The data was so troubling the Chinese Central Bank made an emergency cut to rates, something economists and analysts say will have a limited impact on the overall economy as borrowing has ground to a halt, with new credit growth falling to its lowest level since 2017.
Chinese property developers continue to struggle, with property investment in July falling over 12% year over year and new construction starts hitting their lowest level in a decade. The limited desire to invest in property has weighed heavy on Chinese home prices as well, with July marking the 11th month in a row of value declines.
Looking ahead, traders will be watching what happens from an overall market sentiment standpoint as many contend we have gotten ahead of ourselves when it comes to counting on rate cuts coming early in 2023. We will get updated Fed meeting minutes from July Wednesday, with many traders contending that will give us better insight into what to expect when it comes to rate adjustments in September.

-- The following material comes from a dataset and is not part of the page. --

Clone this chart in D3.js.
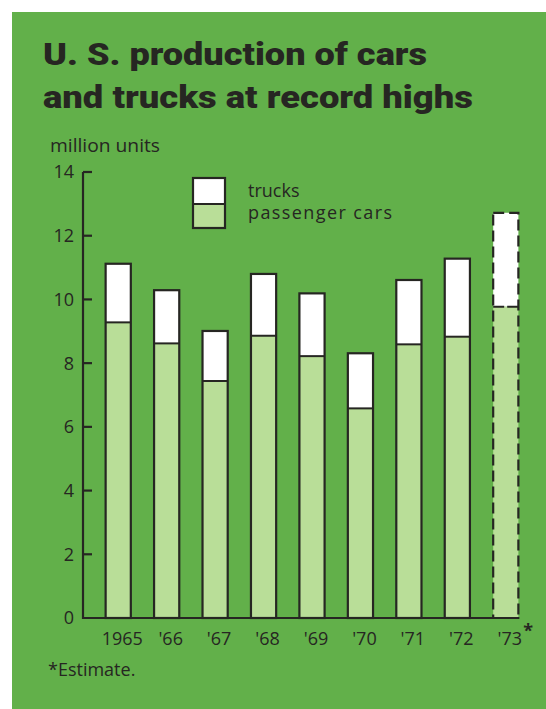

We will get updated export inspections this morning at 11 eastern, with traders hoping to see a big bump in corn and bean shipments in order to avoid any further trims to old crop export outlooks. There is still a much higher than normal level of old crop beans sold waiting for shipment, while we need to ship over 85 million bushels of corn a week over the next 3 weeks to meet USDA projections.
Updated crop progress figures will be released after the close, with traders expecting to see another decline in crop conditions—one that can be seasonally expected in corn but may come more from hot and dry conditions across the Western Corn Belt last week in beans. A large storm system is currently moving across portions of Nebraska into South Dakota with more expected to fall, though totals will likely disappoint.
Cooler, wetter conditions are expected to finish August across the areas that have been hottest and driest these past couple of weeks, though for some the relief may come far too late.
Markets are down this morning, mostly on Chinese concerns, with a dash of cooler, wetter forecasts. Last week was positive from a technical standpoint, with today’s close obviously incredibly important when it comes to maintaining that support.